■ PROVIDED RECORDS:
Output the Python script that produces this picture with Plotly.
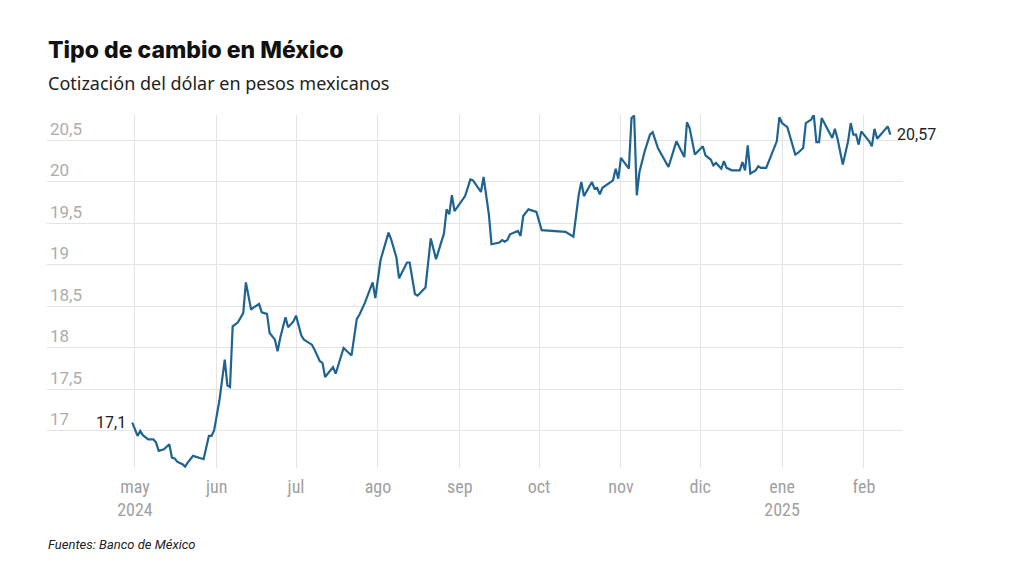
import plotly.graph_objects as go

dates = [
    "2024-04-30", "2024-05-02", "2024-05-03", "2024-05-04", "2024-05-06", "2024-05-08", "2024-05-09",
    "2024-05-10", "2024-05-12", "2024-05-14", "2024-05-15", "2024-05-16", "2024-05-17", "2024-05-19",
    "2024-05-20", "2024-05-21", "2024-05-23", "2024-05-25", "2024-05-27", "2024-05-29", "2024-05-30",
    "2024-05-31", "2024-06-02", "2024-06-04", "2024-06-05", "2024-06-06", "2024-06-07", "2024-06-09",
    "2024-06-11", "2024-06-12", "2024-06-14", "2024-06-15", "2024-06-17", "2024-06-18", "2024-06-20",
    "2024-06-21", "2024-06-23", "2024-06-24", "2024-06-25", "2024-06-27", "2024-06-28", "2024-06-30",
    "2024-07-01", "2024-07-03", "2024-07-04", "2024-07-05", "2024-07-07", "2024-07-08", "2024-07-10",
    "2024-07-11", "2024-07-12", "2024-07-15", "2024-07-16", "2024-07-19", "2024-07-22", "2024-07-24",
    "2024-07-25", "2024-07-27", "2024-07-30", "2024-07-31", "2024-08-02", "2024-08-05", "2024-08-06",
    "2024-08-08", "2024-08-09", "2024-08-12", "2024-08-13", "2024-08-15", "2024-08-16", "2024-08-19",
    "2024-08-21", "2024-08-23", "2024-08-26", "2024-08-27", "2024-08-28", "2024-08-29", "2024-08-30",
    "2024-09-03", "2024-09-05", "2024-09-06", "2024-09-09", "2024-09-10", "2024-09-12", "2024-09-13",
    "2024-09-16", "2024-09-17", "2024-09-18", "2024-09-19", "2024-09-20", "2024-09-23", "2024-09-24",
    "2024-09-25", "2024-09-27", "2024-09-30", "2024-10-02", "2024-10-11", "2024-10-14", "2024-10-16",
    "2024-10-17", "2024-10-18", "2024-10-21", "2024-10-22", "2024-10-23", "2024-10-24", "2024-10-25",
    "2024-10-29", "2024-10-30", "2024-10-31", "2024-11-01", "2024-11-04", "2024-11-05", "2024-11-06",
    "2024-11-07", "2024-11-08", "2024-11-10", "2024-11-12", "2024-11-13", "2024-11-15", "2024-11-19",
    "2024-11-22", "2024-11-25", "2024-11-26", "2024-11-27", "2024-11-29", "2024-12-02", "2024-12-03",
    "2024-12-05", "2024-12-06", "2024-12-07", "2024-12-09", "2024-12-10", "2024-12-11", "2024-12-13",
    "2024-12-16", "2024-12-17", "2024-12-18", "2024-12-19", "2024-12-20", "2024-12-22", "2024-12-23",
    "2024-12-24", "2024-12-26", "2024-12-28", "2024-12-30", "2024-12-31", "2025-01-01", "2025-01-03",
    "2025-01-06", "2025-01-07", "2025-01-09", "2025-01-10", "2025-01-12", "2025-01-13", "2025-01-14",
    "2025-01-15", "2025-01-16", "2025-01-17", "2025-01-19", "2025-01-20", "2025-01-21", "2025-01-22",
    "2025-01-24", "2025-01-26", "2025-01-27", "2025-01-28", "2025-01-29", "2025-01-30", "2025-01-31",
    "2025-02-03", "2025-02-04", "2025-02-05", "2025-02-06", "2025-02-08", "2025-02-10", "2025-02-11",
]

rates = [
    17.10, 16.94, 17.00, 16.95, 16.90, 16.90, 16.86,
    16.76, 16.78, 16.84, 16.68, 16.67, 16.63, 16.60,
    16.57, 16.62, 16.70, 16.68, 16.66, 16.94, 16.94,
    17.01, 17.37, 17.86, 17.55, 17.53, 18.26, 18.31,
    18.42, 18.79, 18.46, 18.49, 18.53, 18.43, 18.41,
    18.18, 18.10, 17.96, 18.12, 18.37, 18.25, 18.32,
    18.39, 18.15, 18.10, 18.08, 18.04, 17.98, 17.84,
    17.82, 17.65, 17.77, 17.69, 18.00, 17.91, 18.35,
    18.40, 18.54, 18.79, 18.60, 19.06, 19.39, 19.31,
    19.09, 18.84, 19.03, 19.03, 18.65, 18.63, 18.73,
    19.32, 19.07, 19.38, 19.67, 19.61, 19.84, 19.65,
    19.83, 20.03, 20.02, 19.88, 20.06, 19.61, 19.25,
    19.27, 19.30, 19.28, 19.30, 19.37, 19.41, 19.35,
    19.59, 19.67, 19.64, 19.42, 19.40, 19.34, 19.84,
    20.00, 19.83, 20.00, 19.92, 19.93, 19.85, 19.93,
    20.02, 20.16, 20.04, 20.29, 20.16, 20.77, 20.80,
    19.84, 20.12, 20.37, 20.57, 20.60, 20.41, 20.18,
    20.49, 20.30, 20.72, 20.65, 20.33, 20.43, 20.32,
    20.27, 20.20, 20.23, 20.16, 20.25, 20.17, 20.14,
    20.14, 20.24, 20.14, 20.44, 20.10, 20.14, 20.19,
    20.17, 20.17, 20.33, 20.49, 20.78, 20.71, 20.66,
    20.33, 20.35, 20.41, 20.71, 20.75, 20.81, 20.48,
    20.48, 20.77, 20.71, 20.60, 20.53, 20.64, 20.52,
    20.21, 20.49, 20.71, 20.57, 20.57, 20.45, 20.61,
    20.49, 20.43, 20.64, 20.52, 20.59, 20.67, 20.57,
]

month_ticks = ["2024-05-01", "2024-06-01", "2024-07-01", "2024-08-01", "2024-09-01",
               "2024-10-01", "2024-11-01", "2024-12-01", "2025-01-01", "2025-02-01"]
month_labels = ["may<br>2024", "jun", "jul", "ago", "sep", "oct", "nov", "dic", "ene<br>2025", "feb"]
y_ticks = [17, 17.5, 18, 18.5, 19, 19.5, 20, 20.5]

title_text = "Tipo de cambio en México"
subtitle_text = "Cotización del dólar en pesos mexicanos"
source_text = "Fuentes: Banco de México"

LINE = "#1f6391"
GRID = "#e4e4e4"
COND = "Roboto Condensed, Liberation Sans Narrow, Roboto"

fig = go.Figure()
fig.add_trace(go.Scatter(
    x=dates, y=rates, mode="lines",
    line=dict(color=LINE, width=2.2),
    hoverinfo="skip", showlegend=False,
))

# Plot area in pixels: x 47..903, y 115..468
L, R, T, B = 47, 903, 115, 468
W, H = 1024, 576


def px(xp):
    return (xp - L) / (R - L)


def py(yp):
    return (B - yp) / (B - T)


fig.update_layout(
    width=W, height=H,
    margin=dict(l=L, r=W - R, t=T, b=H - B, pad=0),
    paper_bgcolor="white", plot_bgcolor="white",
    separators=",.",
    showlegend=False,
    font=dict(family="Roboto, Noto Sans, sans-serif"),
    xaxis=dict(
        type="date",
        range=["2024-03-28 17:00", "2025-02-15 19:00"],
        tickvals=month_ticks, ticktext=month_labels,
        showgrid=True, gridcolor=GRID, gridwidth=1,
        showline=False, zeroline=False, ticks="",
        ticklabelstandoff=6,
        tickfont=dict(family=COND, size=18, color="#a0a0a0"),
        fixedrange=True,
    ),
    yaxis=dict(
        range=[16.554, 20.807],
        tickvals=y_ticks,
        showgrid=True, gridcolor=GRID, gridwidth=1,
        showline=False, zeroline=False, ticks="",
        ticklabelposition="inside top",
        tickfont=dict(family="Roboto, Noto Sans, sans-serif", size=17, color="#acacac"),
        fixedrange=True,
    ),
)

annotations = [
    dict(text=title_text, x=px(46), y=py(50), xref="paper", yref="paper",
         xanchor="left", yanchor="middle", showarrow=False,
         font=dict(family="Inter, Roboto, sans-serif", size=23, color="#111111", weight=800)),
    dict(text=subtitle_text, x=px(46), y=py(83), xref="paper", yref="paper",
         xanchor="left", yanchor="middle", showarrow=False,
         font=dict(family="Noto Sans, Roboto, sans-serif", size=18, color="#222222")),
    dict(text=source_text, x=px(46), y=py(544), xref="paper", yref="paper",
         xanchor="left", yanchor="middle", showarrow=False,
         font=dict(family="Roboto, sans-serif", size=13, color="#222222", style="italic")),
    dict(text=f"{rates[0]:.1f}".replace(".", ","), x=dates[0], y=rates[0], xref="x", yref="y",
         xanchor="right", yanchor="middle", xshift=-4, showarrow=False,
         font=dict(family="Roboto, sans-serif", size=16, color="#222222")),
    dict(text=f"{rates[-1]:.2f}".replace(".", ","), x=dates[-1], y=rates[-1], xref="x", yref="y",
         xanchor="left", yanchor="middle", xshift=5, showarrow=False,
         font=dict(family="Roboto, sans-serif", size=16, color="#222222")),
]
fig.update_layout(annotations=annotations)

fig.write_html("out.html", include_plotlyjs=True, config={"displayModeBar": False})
---
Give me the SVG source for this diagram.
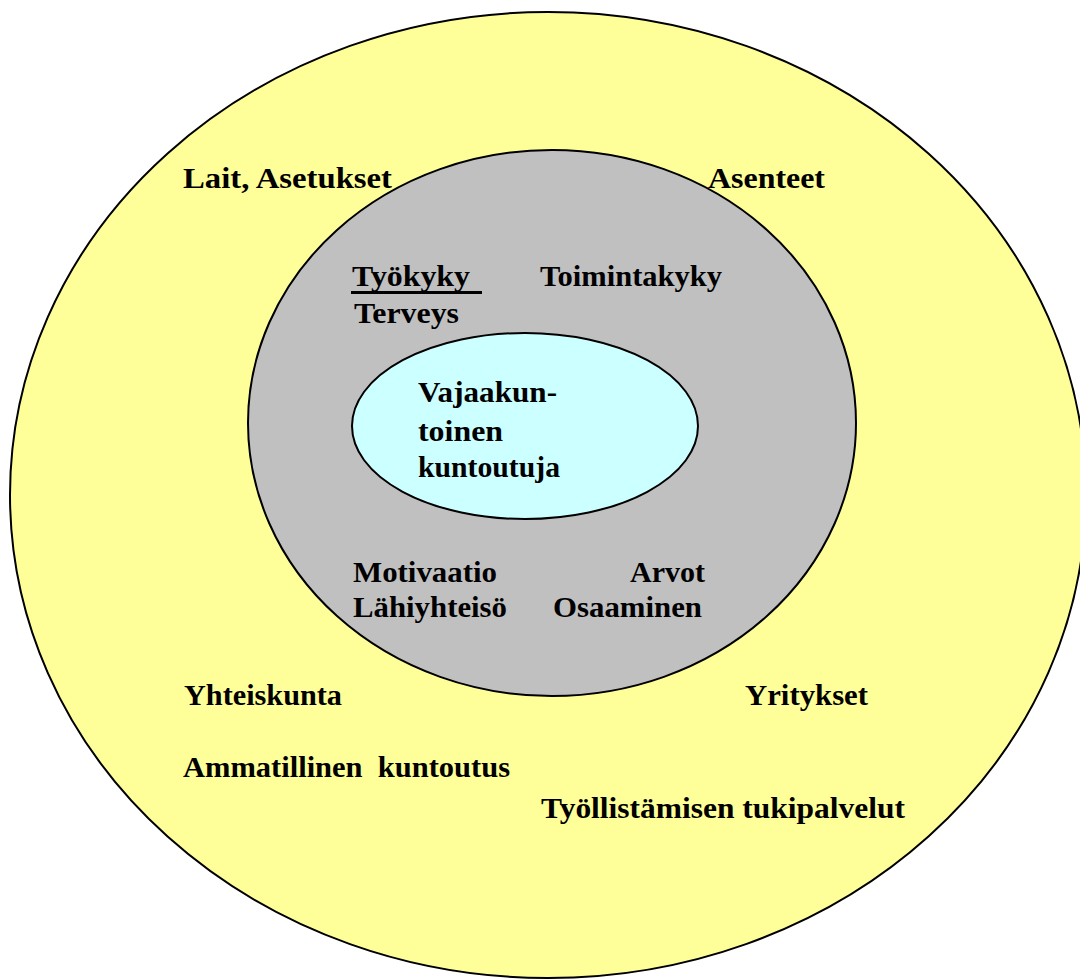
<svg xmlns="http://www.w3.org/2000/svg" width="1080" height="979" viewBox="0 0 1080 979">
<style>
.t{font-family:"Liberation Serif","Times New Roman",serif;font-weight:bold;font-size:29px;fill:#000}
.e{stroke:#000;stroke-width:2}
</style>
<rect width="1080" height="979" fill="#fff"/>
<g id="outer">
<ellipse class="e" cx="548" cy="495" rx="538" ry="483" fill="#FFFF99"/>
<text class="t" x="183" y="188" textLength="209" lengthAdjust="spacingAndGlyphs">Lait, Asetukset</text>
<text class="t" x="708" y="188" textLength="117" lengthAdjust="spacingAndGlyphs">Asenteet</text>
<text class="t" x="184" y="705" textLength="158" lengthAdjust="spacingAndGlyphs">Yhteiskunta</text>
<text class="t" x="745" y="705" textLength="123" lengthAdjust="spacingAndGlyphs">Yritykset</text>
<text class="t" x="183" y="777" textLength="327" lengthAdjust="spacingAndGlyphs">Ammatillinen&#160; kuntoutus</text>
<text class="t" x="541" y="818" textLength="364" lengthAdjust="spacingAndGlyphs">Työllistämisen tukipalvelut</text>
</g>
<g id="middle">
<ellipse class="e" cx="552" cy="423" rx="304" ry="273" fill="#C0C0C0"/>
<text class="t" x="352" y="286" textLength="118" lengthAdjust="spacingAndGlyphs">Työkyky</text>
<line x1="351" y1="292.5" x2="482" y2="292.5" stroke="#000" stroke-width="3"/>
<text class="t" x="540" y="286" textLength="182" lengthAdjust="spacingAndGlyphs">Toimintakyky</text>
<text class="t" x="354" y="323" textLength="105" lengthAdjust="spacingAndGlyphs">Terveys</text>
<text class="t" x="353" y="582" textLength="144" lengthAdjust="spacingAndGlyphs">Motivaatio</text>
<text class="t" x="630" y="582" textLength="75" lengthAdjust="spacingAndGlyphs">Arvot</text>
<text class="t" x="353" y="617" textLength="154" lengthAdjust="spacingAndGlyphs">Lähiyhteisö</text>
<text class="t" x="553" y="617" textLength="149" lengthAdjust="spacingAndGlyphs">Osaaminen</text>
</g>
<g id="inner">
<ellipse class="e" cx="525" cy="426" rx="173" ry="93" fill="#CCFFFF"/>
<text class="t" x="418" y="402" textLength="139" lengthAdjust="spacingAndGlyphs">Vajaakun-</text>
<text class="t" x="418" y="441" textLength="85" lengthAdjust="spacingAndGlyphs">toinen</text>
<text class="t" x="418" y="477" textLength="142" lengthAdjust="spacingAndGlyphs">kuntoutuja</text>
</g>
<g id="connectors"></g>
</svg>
--
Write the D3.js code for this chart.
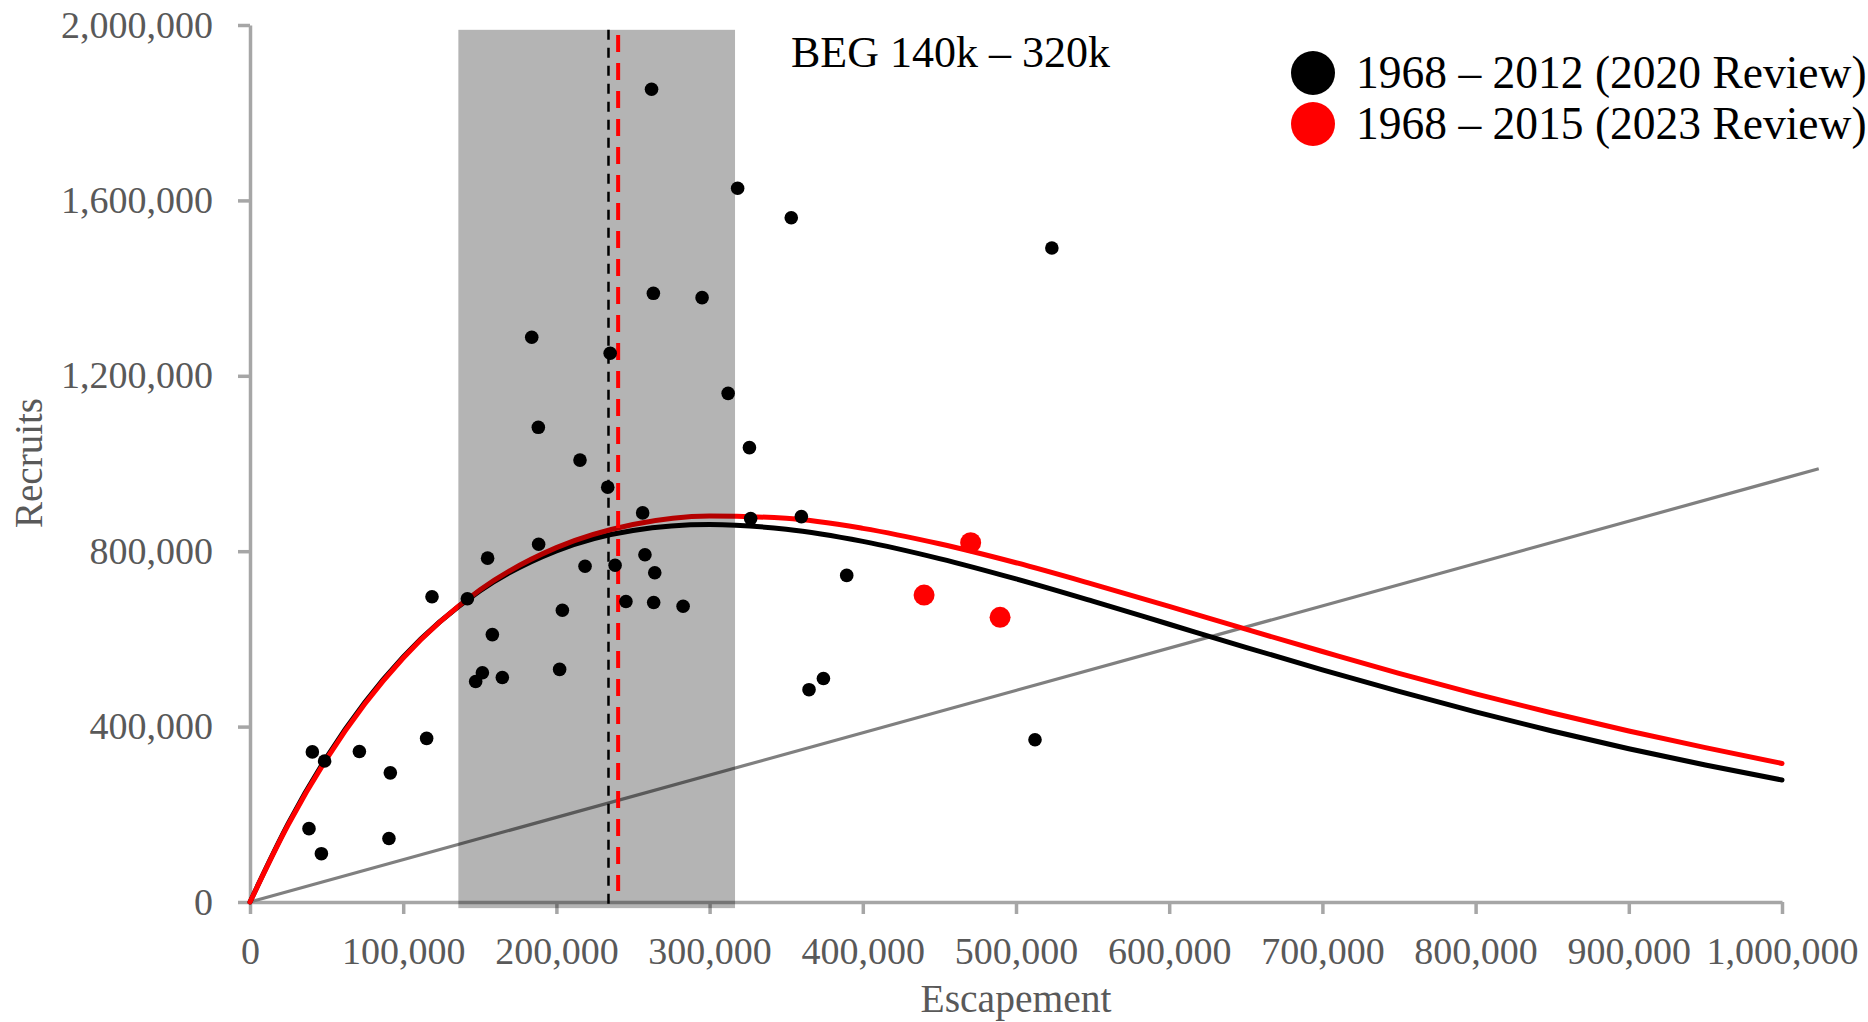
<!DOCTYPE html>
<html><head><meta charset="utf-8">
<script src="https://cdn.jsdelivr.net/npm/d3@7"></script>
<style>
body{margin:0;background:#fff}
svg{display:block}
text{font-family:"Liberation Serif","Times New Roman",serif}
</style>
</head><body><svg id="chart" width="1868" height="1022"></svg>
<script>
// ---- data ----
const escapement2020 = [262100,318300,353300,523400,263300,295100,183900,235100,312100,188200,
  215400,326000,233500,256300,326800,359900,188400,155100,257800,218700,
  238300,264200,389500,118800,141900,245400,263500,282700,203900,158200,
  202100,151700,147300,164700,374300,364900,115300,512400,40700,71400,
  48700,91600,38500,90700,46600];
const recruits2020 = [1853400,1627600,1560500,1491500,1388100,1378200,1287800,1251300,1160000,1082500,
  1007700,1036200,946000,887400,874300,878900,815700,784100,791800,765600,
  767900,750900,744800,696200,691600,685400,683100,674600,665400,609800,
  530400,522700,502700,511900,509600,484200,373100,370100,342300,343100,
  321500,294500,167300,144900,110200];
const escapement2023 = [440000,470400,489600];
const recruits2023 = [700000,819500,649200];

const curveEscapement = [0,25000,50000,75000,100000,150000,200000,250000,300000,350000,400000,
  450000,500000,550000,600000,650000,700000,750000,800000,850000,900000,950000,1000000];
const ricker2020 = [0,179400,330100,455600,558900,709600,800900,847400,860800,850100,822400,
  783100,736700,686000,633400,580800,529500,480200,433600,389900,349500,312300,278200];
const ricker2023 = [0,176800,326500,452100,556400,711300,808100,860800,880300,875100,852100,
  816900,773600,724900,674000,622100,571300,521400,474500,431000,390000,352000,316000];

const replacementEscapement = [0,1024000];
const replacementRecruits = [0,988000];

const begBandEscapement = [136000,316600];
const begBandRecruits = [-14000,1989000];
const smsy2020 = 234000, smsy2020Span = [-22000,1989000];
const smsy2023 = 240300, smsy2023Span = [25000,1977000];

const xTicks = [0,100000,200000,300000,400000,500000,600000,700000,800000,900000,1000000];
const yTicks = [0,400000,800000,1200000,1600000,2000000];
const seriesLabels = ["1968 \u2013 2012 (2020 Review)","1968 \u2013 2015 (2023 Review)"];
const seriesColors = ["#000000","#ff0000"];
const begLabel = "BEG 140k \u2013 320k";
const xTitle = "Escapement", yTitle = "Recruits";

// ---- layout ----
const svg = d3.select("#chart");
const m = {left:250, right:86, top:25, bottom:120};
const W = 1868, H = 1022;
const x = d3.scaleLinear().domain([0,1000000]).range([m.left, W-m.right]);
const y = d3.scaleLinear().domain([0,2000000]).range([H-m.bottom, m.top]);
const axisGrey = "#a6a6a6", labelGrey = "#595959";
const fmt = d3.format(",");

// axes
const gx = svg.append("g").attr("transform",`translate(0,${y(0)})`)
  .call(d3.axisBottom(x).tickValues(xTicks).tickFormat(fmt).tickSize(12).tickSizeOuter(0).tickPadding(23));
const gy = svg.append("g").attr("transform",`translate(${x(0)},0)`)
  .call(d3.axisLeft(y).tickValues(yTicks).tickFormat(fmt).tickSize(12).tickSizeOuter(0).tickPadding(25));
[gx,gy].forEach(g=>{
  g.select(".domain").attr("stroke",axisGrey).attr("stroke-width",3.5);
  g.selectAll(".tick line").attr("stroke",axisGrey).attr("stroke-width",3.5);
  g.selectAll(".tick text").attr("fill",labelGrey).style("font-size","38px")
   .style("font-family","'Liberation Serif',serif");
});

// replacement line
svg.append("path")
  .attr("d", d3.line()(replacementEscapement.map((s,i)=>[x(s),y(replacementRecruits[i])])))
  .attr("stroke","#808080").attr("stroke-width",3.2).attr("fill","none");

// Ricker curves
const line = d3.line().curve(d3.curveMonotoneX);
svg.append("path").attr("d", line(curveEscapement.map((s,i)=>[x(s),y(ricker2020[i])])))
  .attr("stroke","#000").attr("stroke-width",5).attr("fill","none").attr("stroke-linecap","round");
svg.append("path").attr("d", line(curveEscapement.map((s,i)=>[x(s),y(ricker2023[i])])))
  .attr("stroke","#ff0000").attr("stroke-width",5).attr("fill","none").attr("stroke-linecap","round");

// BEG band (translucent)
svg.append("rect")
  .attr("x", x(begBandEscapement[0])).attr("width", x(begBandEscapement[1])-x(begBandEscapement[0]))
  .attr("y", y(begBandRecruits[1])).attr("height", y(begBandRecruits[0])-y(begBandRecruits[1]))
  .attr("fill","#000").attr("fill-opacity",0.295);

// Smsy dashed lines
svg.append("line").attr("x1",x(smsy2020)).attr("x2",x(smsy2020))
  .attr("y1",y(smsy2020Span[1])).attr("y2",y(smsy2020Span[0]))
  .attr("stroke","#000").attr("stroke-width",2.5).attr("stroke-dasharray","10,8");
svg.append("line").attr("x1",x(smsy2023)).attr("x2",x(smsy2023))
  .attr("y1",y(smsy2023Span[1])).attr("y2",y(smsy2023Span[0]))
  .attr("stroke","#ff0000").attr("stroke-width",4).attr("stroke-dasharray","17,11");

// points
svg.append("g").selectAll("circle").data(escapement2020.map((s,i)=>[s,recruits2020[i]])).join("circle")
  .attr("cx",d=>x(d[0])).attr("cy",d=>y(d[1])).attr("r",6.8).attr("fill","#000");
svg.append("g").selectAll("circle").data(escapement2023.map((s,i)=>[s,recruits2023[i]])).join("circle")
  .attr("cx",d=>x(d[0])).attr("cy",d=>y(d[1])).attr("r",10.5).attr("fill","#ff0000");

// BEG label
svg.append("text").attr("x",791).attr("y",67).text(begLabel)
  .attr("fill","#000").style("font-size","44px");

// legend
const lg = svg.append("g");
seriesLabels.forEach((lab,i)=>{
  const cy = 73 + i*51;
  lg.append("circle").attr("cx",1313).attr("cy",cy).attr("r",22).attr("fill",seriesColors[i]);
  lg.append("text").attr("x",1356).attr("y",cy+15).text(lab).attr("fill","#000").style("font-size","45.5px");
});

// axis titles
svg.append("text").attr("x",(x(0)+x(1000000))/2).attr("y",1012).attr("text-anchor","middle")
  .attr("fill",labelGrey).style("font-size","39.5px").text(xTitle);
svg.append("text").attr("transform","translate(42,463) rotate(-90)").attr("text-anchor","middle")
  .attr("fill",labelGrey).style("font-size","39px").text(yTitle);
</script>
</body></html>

■ GIVEN INSTRUCTION:
From the line containing "Output the Python" to the line containing "import plotly.graph_objects as go", both lines included, give the text again exactly, without any pictures.

■ WRITTEN SOLUTION:
Output the Python script that produces this picture with Plotly.
import plotly.graph_objects as go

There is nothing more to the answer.